If you are book author applying for a grant, a signed book contract from a publisher serves as the commitment. If you are a documentary filmmaker, a letter of support from a distributor or broadcaster can serve as the commitment.
- The Board of Directors looks for: stories that break new ground and expose wrongdoing, such as corruption, malfeasance, or misuse of power – in the public and private sectors.
- The Fund encourages proposals written for ethnic media and submitted by journalists of color.
To be considered, foreign-based story proposals must come from U.S.-based reporters or have a strong U.S. angle, involving American citizens, government or business. All stories must be published in English and have a media outlet in the United States.
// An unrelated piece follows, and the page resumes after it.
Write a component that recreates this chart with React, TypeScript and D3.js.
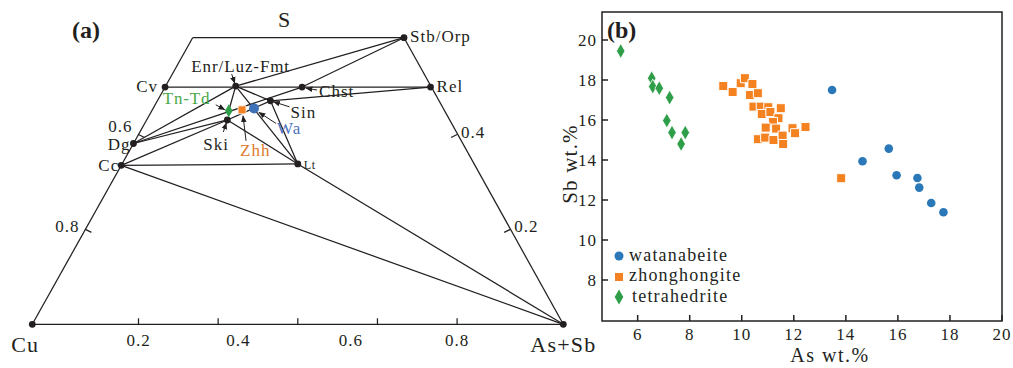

Your estimated budget must itemize expenses of reporting such as travel, document fees, equipment rentals, and small stipends. Be specific. Vague line items may be denied. Identify other sources of funding. If you are applying for a book grant, provide detail as to resources available from the publisher, and explain why a grant is needed. View a sample budget.
The Fund offers grantees the opportunity to be matched with a seasoned investigative reporter to serve as a mentor. The Scripps Howard Foundation supports our mentoring program. As part of the application form, we ask that you explain how a mentor can help you and whether you can commit to keep your mentor informed of your progress. Mentors act as a sounding board and work with grantees for the duration of the project.
Our Board of Directors reviews and votes on all eligible proposals.
The Fund for Investigative Journalism’s role in assisting journalists is limited to making grants. The Fund assumes no liability for the legal and/or safety risks undertaken by journalists in the course of their reporting.